Dear Annie: A while ago, my husband and I co-signed a car loan for my son. At the time, he was very financially stable. After about 2 1/2 years into the loan, we started getting late notices, as he was in financial difficulty. He ran into a situation with his job and was brought up on charges with the law. The car was eventually totaled, but I have found out there is still a balance of about $5,500. Now the car company is looking to us for payment. He apparently was never on the loan; only my husband and I are. He has ruined our credit, to say the least, which has caused a rift in the family.
About a year ago, he placed us in charge of our granddaughter’s 529 plan. There is about $27,000 left in the account. I recently got an email stating that my granddaughter is dropping out of college and that he wants to transfer the funds to his younger daughter. He wanted me to sign over the account to his ex-wife. I definitely do not want to do this. She is a spender, so I am afraid the children would never get the money for their education.

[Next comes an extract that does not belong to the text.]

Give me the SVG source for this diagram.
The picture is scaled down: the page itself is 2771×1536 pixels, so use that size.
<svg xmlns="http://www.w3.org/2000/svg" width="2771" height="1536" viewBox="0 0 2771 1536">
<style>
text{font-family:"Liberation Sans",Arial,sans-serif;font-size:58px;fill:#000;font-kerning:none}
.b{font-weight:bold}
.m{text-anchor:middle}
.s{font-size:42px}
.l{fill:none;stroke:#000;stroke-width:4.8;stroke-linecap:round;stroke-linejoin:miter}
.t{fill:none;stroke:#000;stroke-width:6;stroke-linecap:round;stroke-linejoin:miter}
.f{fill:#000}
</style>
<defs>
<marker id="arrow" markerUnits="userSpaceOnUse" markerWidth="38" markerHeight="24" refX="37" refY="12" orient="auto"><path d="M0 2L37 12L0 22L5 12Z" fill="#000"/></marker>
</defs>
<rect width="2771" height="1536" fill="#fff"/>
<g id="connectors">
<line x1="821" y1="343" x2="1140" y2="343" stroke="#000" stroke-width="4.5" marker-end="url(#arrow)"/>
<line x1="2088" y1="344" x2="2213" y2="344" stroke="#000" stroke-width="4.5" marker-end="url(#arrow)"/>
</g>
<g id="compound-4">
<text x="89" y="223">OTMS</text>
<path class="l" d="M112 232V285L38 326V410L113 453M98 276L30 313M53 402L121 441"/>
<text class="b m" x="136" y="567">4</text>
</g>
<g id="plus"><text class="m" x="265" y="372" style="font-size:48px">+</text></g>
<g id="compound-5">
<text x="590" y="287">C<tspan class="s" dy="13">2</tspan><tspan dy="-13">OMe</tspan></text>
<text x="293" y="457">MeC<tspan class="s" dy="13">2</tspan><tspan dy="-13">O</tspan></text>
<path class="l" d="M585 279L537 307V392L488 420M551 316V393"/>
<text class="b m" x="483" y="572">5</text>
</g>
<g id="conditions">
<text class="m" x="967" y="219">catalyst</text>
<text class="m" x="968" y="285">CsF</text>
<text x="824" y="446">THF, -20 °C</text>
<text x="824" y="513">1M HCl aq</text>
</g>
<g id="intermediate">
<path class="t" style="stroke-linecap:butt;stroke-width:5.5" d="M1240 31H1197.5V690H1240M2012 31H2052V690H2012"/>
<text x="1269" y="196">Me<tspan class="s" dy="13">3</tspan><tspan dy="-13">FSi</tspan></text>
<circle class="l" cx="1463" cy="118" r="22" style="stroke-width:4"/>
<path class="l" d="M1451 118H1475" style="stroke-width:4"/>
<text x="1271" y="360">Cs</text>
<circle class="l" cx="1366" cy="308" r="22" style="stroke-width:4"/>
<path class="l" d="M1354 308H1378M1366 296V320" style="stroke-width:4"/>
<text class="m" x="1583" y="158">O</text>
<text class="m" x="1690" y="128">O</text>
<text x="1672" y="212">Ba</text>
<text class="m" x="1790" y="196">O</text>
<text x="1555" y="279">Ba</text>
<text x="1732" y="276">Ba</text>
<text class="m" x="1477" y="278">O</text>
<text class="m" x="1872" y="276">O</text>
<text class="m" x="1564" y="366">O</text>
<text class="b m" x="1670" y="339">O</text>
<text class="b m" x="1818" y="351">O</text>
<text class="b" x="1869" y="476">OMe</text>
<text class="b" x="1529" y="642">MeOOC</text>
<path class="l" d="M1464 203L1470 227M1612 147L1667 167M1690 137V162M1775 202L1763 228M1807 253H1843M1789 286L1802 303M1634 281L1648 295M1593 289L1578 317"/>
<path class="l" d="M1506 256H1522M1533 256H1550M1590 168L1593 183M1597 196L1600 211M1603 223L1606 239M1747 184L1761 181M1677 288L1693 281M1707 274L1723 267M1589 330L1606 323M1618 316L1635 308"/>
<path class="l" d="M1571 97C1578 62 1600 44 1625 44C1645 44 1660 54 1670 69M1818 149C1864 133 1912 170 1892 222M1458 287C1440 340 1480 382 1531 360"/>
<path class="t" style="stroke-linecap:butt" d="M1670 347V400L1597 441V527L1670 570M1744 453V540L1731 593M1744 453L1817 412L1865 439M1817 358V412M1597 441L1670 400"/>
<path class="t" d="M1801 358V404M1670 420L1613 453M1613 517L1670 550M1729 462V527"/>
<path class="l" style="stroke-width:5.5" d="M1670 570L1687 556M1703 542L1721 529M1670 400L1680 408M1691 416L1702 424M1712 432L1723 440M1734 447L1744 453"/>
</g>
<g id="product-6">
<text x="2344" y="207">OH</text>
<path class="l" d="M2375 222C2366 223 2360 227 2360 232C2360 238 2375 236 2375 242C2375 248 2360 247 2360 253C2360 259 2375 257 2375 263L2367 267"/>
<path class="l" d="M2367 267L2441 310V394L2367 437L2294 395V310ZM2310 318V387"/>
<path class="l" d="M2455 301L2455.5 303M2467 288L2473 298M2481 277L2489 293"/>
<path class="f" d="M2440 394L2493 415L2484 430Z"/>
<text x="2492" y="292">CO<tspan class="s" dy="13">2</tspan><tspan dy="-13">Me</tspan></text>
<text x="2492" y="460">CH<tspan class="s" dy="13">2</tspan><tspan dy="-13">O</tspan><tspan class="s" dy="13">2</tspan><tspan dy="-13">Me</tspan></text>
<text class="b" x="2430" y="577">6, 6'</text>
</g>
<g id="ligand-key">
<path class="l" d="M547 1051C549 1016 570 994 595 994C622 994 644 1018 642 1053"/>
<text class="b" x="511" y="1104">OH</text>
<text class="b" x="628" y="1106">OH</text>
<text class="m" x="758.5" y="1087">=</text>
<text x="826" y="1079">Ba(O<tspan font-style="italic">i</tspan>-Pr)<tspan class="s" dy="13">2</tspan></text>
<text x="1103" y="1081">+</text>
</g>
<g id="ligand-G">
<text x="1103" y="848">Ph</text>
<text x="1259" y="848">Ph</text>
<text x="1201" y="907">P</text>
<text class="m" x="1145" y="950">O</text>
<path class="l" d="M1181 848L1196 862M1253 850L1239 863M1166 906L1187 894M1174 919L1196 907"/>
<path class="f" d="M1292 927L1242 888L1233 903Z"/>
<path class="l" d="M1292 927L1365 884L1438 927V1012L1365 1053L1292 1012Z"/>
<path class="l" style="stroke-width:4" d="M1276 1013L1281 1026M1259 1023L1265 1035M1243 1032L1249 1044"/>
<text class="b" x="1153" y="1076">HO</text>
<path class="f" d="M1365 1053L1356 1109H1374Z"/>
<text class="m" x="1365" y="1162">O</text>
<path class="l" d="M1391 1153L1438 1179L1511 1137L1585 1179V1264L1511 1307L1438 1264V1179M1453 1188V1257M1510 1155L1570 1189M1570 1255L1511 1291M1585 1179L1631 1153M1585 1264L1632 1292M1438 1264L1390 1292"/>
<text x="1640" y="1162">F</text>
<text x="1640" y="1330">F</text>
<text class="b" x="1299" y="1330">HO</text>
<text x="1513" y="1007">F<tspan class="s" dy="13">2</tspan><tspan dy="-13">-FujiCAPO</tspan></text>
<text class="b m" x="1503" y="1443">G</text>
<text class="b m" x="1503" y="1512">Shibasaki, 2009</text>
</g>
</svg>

I would like to stay in charge.
My dilemma is this. I have called the company the plan is with, and because I am the owner, I could withdraw the $5,500 owed to the car company. I would like to get this behind us. My husband and I are retired and just barely making ends meet, so there is no way we could ever pay back this loan on our own and have our credit restored. Any advice would be greatly appreciated. — Sad Parents
Dear Sad Parents: The problem is that your son keeps leaving messes behind that he expects you and your husband to clean up.

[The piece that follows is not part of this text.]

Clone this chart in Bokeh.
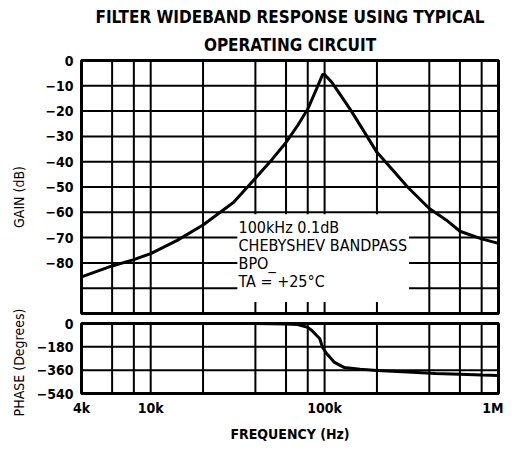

You and your husband are living on a fixed income, and you should not have to pay the $5,500 that your son owes to his car company. I would talk to an attorney to find out the best way to proceed and to make sure any additional funds (after the $5,500 has been paid to your son’s car company) go to your granddaughter’s education and not to your son’s ex-wife. I know it costs money to hire a lawyer, but you will save in the long run. You want to avoid Shakespeare’s warning that “the sins of the father are to be laid upon the children.”